I say this because I’m now finally allowed to talk about Kane & Lynch 2: Dog Days, and after a month or so of having to hold my tongue, this comes as something of a relief. You see, Dog Days is a bit mad. Yes, it’s a dark and violent third-person shooter, just like its predecessor, but the art style is highly unusual. While most action games try to make themselves look as slick and well-groomed as possible, aping the look of whichever Hollywood blockbuster is currently en vogue, Dog Days takes its cue from JJ Abrams’ Cloverfield and its shake-o-vision peers. While the game’s camera maintains its standard position slightly behind Lynch (he’s the anti-hero this time), it feels as if you’re watching the chaos through the eyes of a camcorder. It’s a bit like the world’s most violently unhinged edition of You’ve Been Framed… although a better title would be You’ve Been Repeatedly Shot In The Face.
Alright, so right now this revelation may not sound like much of a bombshell, but I assure you that you’ll be taken aback when you see this game in action for the first time. When Lynch is dashing down a corridor, the camera lurches as “we” attempt to keep up with him; when bullets fly towards him (which happens frequently), digital interference speckles the screen. And in addition to this, there’s a grainy filter laid over the top of everything that gives the game a delightfully sordid look. On paper it sounds like a bit of a dubious design choice, but from what I’ve seen so far, the results are quite remarkable. There’s no background music either, so unless you happen to be near something in-game that's parping out a tune, you’ll be left with the noise of your surroundings – a cacophony of gunshots, screaming and the hustle and chatter of downtown Shanghai.
Ah yes, Shanghai. I’ve not yet mentioned the setup for Dog Days. After the bloody events of the first game, the psychopathic Lynch has settled down in Shanghai with his loving girlfriend (we don't know much about her aside from the fact that her name is Xiu, but it's safe to say that her taste in men is appalling). Kane has meanwhile returned to his mercenary ways, but it’s not long before Lynch summons him out East to assist with “one last job”. And surprise surprise, it takes all of five minutes before the faecal matter hits the proverbial wind turbine. Cue another violent helping of badness and shooty bang bang, drawn out over the course of two days and nights.
Beyond this the story is still somewhat cloaked in mystery, but if the dark-as-ebony first game is anything to go by, it'll probably end badly for all concerned. Kane and Lynch are not the kind of men who ride off into the sunset; indeed, judging by the brief gameplay demo I was shown in December, it seems as if it's hard for them to even sit down to a quiet meal without someone having their frontal lobes blown all over the nearest wall.
The demo kicked off with a stylish, shaky close-up of our favourite miscreants shovelling noodles into their ex-con maws. Neither man looked particularly happy, but then they rarely do.
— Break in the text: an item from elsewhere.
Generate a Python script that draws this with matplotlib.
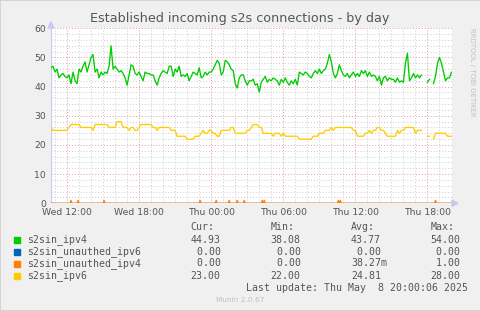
import numpy as np
import matplotlib
matplotlib.use("Agg")
import matplotlib.pyplot as plt
from matplotlib.patches import Rectangle

# --- data ------------------------------------------------------------------
title = "Established incoming s2s connections - by day"
start_hour = 10 + 40 / 60.0     # Wed 10:40, hours since Wed 00:00
step_min = 10                  # sampling of the series below

ipv4 = [
    46.5, 47, 45, 46, 43, 44, 44.5, 43.5, 43, 44,
    41, 45, 42, 41, 46, 45, 47, 48.5, 45, 47.5,
    50, 51, 45, 46, 43, 45, 44, 45, 44.5, 47,
    54, 46, 47, 46, 45, 45.5, 44.5, 43, 40.5, 44,
    47.5, 47, 44.5, 44, 45, 43.5, 42, 45, 44.5, 44.5,
    44, 44, 42, 40.5, 43, 44.5, 45.5, 45, 44.5, 47,
    47, 43.5, 46, 45, 47, 43.5, 44, 43.5, 44.5, 42,
    43.5, 45, 44.5, 44, 46.5, 43, 43.5, 45, 44, 45,
    45, 46, 47.5, 49, 48, 44, 45, 49, 48.5, 47.5,
    46, 45.5, 41, 39.5, 43, 44, 44, 42, 40.5, 42,
    42, 42.5, 40.5, 41, 38.1, 41.5, 42.5, 43.5, 41.5, 42.5,
    42, 43, 42.5, 42, 40.5, 42.5, 41.5, 43, 41.5, 40.5,
    42, 41, 42.5, 40.5, 45, 44.5, 44, 45, 44.5, 43.5,
    43, 44.5, 45.5, 44.5, 46, 44.5, 45.5, 46, 48, 51,
    48.5, 44.5, 43, 44.5, 47.5, 45.5, 44, 43.5, 44.5, 43,
    44, 45, 43.5, 44.5, 43.5, 45.5, 44.5, 45.5, 43.5, 45,
    43.5, 44, 43.5, 42, 43.5, 40.5, 43, 43.5, 42, 43,
    42.5, 42.5, 41.5, 43, 41.5, 42, 41.5, 48, 51.5, 42,
    43, 44.5, 43, 44, 43, 44, np.nan, np.nan, 41.5, 42.5,
    np.nan, 41, 43.5, 48, 50, 48, 45, 42, 43, 43,
    44.93,
]

ipv6 = [
    26, 25, 25, 25, 25, 25, 25, 25, 25, 26,
    27, 27, 27, 27, 27, 26, 26, 26, 26, 26,
    26, 25, 27, 27, 27, 27, 27, 27, 27, 26,
    26, 26, 26, 28, 28, 28, 26, 26, 26, 25,
    26, 26, 25, 25, 26, 27, 27, 27, 27, 27,
    27, 26, 26, 25, 26, 26, 26, 26, 26, 26,
    25, 25, 25, 23, 23, 23, 23, 23, 22, 22,
    22, 22, 23, 23, 23, 24, 25, 24, 24, 25,
    25, 24, 24, 23, 23, 25, 25, 25, 25, 25,
    26, 26, 24, 24, 24, 24, 24, 24, 25, 25,
    26, 27, 27, 27, 26, 26, 24, 24, 24, 24,
    24, 23, 24, 24, 24, 23, 24, 23, 23, 23,
    23, 23, 23, 23, 22, 22, 22, 22, 22, 22,
    22, 23, 23, 23, 24, 24, 24, 25, 25, 25,
    26, 25, 26, 26, 26, 26, 26, 26, 26, 26,
    26, 25, 25, 23, 23, 23, 23, 24, 24, 25,
    24, 25, 25, 26, 26, 25, 25, 24, 23, 23,
    23, 23, 23, 25, 24, 25, 25, 26, 26, 26,
    26, 26, 24, 25, 25, 25, np.nan, np.nan, 23, 23,
    np.nan, 22, 24, 24, 24, 24, 24, 24, 23, 23,
    23,
]

# s2sin_unauthed_ipv4 jumps to 1 for single 5 min samples
unauthed_ipv4_spikes = [
    "Wed 12:20", "Wed 12:55", "Wed 15:05", "Wed 23:05", "Thu 00:25",
    "Thu 01:30", "Thu 02:10", "Thu 02:45", "Thu 04:15", "Thu 04:25",
    "Thu 10:35", "Thu 10:45", "Thu 18:40",
]

tick_hours = [12, 18, 24, 30, 36, 42]
tick_labels = ["Wed 12:00", "Wed 18:00", "Thu 00:00", "Thu 06:00",
               "Thu 12:00", "Thu 18:00"]

names = ["s2sin_ipv4", "s2sin_unauthed_ipv6", "s2sin_unauthed_ipv4", "s2sin_ipv6"]
colors = ["#00cc00", "#0066b3", "#ff8000", "#ffcc00"]
cur = ["44.93", " 0.00", " 0.00", "23.00"]
vmin = ["38.08", " 0.00", " 0.00", "22.00"]
avg = ["43.77", " 0.00", "38.27m", "24.81"]
vmax = ["54.00", " 0.00", " 1.00", "28.00"]

# --- build series -----------------------------------------------------------
t = start_hour + np.arange(len(ipv4)) * step_min / 60.0
t5 = start_hour + np.arange(401) * 5 / 60.0
unauthed_ipv4 = np.zeros_like(t5)
for s in unauthed_ipv4_spikes:
    day, hm = s.split()
    h, m = hm.split(":")
    hrs = int(h) + int(m) / 60.0 + (24 if day == "Thu" else 0)
    unauthed_ipv4[int(round((hrs - start_hour) * 12))] = 1
unauthed_ipv6 = np.zeros_like(t5)

W, H = 481, 311
fig = plt.figure(figsize=(W / 100, H / 100), dpi=100, facecolor="#f0f0f0")


def fx(x):
    return x / W


def fy(y):
    return 1 - y / H


x0, x1, ytop, ybot = 51, 451.5, 28.3, 203.3
ax = fig.add_axes([fx(x0), fy(ybot), fx(x1) - fx(x0), fy(ytop) - fy(ybot)])
ax.set_facecolor("white")
ax.set_xlim(start_hour, 44.0)
ax.set_ylim(0, 60)

# grid
for h in range(11, 44):
    if h in tick_hours:
        continue
    ax.axvline(h, color="#cccccc", lw=0.7, ls=(0, (1, 2)), zorder=1)
for v in range(2, 60, 2):
    if v % 10:
        ax.axhline(v, color="#cccccc", lw=0.7, ls=(0, (1, 2)), zorder=1)
for h in tick_hours:
    ax.axvline(h, color="#e29a9a", lw=0.7, ls=(0, (1, 2)), zorder=1.5)
for v in range(10, 61, 10):
    ax.axhline(v, color="#e29a9a", lw=0.7, ls=(0, (1, 2)), zorder=1.5)

ax.plot(t, ipv4, color=colors[0], lw=0.95, zorder=3)
ax.plot(t5, unauthed_ipv6, color=colors[1], lw=0.95, zorder=3)
ax.plot(t5, unauthed_ipv4, color=colors[2], lw=0.95, zorder=3)
ax.plot(t, ipv6, color=colors[3], lw=0.95, zorder=3)

for sp in ax.spines.values():
    sp.set_visible(False)
ax.axvline(start_hour, color="#c8c8f0", lw=0.8, zorder=2)

ax.set_xticks(tick_hours)
ax.set_xticklabels(tick_labels)
ax.set_yticks(range(0, 61, 10))
ax.tick_params(length=0, labelsize=6.7, colors="#555555", pad=3.5)
ax.tick_params(axis="x", pad=3.5)

# axis arrows
fig.patches.append(plt.Polygon([[fx(48), fy(28)], [fx(54), fy(28)], [fx(51), fy(22)]],
                               closed=True, color="#c8c8f0", transform=fig.transFigure))
fig.patches.append(plt.Polygon([[fx(452), fy(200)], [fx(452), fy(206.5)], [fx(458), fy(203.3)]],
                               closed=True, color="#c8c8f0", transform=fig.transFigure))

fig.text(fx(240), fy(18.5), title, ha="center", va="center", fontsize=9.2, color="#555555")
fig.text(fx(472), fy(28), "RRDTOOL / TOBI OETIKER", rotation=270, ha="center", va="top",
         fontsize=5, color="#c0c0c0")

# legend table
mono = "DejaVu Sans Mono"
fs = 7.1
cols = [190.7, 270.7, 351, 430.5]
for x, hdr in zip(cols, ["Cur:", "Min:", "Avg:", "Max:"]):
    fig.text(fx(x), fy(227.5), hdr, family=mono, fontsize=fs, color="#555555", va="center")
rows = [240, 251.7, 263.5, 275.8]
for i, y in enumerate(rows):
    fig.patches.append(Rectangle((fx(14), fy(y + 3.2)), fx(6.2), 6.2 / H,
                                 color=colors[i], transform=fig.transFigure))
    fig.text(fx(26.7), fy(y), names[i], family=mono, fontsize=fs, color="#555555", va="center")
    for x, val in zip(cols, [cur[i], vmin[i], avg[i], vmax[i]]):
        fig.text(fx(x), fy(y), val, family=mono, fontsize=fs, color="#555555", va="center")
fig.text(fx(245.7), fy(287.7), "Last update: Thu May  8 20:00:06 2025", family=mono,
         fontsize=fs, color="#555555", va="center")
fig.text(fx(240), fy(300), "Munin 2.0.67", ha="center", va="center", fontsize=5.3,
         color="#c0c0c0")

fig.patches.append(Rectangle((0, 0), 1, 1, fill=False, ec="#d0d0d0", lw=1.2,
                             transform=fig.transFigure))

fig.savefig("out.png", dpi=100, facecolor=fig.get_facecolor())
After a moment or two of sullen chewing, the meal was interrupted by angry shouts - at which point the camera whipped around to reveal several armed men bursting into the restaurant. As the first of many gunshots rang out, Lynch dived away from the table and... well, to be honest it was kind of hard to keep track of what happened immediately next, as the camera was shaking all over the place. Essentially what I saw was an extremely smooth transition from cut-scene into gameplay - except that the camera movement itself wasn't smooth at all. It's hard to convey the contradictory nature of this scene, but in a nutshell it felt like all hell broke loose in the space of about two seconds, with a fearless Handycam operator attempting to document the whole thing.